--- Requirements ---
Using the listing below, copy every line that mentions "this".

____

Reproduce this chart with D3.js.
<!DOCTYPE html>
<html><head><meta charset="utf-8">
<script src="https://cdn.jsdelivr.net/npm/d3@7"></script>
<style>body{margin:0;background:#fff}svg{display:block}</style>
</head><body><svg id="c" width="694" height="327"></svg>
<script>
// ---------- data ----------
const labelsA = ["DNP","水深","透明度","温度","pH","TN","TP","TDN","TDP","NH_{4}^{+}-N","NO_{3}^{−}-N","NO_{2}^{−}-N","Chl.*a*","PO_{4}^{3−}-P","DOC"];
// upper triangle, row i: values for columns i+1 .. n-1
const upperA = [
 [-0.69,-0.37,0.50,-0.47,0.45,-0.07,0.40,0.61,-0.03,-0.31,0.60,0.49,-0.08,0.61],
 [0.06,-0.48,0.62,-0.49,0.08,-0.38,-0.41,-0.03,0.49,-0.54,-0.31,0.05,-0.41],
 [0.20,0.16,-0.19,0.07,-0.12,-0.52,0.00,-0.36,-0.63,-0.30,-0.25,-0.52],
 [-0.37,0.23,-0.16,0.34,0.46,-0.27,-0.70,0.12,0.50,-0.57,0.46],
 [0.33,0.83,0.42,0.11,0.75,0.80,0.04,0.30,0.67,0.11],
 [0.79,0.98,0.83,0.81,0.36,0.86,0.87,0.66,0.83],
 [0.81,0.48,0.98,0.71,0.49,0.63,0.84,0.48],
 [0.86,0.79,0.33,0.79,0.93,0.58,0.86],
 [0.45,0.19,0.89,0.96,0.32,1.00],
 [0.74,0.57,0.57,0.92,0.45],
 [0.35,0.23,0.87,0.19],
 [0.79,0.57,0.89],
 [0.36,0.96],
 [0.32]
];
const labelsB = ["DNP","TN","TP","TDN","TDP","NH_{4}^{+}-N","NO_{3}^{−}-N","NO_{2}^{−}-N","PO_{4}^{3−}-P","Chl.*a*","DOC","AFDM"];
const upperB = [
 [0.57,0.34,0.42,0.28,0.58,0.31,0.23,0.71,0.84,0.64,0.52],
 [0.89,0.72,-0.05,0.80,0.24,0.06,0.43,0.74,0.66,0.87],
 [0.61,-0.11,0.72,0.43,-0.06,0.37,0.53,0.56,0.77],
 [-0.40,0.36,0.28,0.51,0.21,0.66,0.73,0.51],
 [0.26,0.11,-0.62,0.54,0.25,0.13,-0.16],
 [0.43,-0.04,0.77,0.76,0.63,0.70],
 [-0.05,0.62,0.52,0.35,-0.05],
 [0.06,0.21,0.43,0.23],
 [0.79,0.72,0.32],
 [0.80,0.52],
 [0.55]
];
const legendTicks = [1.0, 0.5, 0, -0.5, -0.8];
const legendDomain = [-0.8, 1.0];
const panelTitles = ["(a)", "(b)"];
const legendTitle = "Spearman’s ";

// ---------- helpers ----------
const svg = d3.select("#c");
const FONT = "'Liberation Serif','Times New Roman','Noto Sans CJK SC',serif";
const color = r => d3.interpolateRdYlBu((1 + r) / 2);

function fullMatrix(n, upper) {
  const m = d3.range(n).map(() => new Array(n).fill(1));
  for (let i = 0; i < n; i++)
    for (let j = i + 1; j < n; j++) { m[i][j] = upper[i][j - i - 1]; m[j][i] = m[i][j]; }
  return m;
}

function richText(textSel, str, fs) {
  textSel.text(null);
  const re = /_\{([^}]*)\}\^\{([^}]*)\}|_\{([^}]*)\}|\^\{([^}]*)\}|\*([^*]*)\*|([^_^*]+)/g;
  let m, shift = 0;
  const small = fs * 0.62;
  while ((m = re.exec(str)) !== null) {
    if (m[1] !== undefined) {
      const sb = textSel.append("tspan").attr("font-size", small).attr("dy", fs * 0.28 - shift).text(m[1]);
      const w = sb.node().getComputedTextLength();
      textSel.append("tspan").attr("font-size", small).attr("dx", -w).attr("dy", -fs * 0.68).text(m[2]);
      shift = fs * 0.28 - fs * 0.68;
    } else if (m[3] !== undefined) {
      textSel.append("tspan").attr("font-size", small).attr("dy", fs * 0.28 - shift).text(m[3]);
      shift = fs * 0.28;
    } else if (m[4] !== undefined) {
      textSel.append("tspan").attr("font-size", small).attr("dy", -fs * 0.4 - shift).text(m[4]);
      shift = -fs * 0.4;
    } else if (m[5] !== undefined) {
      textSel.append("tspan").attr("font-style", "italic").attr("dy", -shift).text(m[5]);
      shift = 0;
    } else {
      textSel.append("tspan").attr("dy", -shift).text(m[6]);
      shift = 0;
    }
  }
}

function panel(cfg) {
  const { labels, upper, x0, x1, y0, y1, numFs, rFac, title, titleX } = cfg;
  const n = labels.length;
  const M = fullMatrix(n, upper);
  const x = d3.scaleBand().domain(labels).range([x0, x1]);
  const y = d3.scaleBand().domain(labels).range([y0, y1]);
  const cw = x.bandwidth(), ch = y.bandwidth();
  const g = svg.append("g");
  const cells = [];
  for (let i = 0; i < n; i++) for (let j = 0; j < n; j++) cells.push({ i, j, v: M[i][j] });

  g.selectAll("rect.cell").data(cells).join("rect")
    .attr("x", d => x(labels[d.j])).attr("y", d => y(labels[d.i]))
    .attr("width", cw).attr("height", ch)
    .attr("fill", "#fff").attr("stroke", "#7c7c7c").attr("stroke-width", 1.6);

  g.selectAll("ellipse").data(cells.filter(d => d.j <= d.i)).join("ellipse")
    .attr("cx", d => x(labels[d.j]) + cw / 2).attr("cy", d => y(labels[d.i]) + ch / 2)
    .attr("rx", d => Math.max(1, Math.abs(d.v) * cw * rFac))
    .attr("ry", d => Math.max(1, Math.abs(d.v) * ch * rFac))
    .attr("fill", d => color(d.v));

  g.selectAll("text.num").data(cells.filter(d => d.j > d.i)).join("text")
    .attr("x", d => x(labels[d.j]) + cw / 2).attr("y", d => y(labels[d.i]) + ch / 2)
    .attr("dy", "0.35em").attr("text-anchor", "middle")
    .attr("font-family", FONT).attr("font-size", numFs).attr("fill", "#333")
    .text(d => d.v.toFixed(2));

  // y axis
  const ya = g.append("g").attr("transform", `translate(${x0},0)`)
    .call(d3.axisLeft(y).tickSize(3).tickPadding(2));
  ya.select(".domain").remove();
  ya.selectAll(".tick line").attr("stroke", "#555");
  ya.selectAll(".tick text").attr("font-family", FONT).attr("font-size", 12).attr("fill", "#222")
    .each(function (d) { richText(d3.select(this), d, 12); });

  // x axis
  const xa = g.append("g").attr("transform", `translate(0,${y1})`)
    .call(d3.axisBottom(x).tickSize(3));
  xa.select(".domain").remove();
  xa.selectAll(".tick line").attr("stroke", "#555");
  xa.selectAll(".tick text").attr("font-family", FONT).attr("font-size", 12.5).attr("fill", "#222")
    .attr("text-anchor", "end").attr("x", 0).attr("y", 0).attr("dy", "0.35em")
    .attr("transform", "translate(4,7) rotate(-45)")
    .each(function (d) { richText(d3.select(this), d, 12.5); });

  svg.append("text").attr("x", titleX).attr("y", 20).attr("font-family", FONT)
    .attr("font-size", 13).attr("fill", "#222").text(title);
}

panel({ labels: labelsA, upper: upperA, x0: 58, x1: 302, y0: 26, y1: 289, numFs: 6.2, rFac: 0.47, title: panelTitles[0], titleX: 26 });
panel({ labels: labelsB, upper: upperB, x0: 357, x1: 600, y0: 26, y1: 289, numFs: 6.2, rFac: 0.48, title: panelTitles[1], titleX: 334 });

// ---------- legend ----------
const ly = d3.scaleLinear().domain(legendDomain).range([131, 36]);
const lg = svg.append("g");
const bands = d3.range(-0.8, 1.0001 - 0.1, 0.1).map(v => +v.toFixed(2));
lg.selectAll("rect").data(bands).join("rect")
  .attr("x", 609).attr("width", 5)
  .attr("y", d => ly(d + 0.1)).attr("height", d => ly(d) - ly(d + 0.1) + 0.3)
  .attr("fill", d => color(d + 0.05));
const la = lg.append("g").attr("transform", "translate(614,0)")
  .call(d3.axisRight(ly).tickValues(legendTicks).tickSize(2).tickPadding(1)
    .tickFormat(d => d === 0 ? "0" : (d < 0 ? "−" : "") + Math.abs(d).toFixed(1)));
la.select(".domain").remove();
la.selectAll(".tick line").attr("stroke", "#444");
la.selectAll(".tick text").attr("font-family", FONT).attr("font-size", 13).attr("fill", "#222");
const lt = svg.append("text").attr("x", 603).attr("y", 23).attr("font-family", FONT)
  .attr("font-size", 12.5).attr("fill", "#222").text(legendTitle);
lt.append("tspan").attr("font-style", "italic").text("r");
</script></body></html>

____

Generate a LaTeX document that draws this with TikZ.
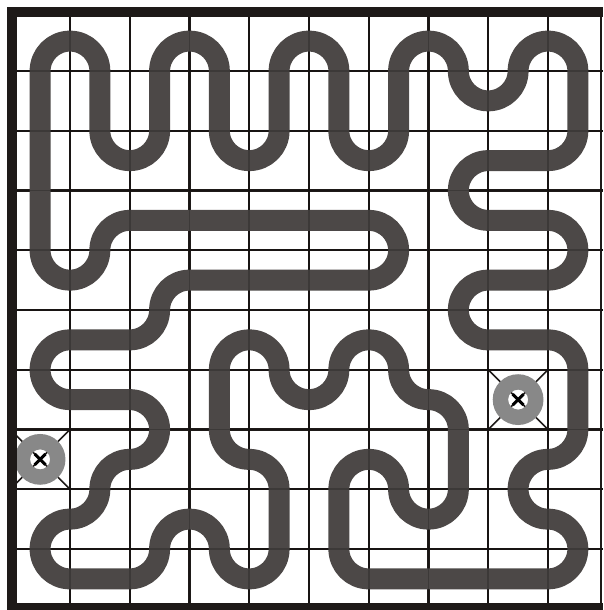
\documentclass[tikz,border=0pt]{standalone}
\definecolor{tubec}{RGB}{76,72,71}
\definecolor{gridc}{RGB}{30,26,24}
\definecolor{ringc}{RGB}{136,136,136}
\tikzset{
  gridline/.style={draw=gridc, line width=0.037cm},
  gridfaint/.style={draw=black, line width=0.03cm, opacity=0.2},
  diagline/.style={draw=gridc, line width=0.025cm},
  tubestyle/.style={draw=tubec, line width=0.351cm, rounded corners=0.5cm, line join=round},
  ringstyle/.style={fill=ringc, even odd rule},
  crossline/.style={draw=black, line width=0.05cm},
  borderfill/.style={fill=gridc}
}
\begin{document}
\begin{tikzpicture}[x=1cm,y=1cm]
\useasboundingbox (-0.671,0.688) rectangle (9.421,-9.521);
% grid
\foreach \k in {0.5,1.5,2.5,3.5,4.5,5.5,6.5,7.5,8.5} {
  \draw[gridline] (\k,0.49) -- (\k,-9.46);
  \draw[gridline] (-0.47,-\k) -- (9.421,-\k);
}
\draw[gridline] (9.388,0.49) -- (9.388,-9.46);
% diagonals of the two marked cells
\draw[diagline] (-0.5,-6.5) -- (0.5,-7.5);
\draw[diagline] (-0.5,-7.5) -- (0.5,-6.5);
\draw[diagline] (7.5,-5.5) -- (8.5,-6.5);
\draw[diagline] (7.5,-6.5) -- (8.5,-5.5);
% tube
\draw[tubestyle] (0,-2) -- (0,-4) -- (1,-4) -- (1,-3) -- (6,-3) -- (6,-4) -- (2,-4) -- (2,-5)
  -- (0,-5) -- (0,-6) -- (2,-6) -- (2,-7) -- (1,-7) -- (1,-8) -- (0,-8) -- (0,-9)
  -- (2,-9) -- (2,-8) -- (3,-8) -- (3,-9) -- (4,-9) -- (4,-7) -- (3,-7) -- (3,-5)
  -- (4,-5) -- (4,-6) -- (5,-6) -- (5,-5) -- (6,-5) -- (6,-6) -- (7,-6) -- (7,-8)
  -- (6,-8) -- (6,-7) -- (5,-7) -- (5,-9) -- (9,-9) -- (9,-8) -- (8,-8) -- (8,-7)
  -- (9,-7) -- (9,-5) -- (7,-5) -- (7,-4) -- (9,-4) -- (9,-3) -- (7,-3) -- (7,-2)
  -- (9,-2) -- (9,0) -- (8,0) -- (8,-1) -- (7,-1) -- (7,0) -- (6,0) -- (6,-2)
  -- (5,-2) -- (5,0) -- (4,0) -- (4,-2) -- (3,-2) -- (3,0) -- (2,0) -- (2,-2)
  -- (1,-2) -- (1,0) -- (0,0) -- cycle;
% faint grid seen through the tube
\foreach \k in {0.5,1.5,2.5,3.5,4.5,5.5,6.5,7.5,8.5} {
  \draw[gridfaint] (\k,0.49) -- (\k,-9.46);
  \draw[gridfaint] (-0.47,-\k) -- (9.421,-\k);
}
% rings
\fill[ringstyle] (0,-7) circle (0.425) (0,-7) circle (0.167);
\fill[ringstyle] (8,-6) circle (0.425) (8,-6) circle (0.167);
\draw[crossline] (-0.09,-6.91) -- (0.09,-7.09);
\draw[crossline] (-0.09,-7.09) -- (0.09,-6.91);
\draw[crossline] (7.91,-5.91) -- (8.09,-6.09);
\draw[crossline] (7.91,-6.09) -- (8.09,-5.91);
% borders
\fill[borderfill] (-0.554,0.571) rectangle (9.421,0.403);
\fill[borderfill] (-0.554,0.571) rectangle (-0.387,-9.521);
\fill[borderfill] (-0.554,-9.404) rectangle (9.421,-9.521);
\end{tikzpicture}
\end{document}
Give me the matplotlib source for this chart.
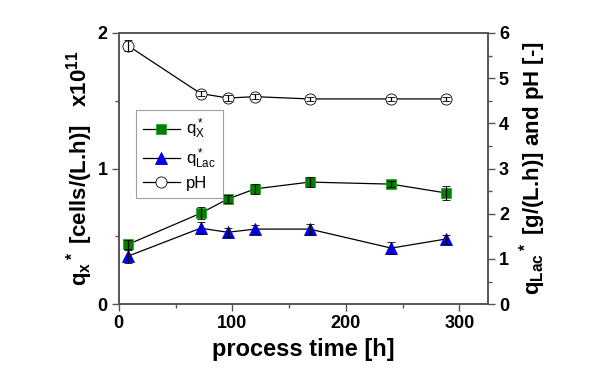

____

--- Exercise answer ---
Reproduce this chart with D3.js.
    .each(function (d) { richText(d3.select(this), d, 12); });
    .each(function (d) { richText(d3.select(this), d, 12.5); });
Generate a LaTeX document that draws this with TikZ.
Give me the matplotlib source for this chart.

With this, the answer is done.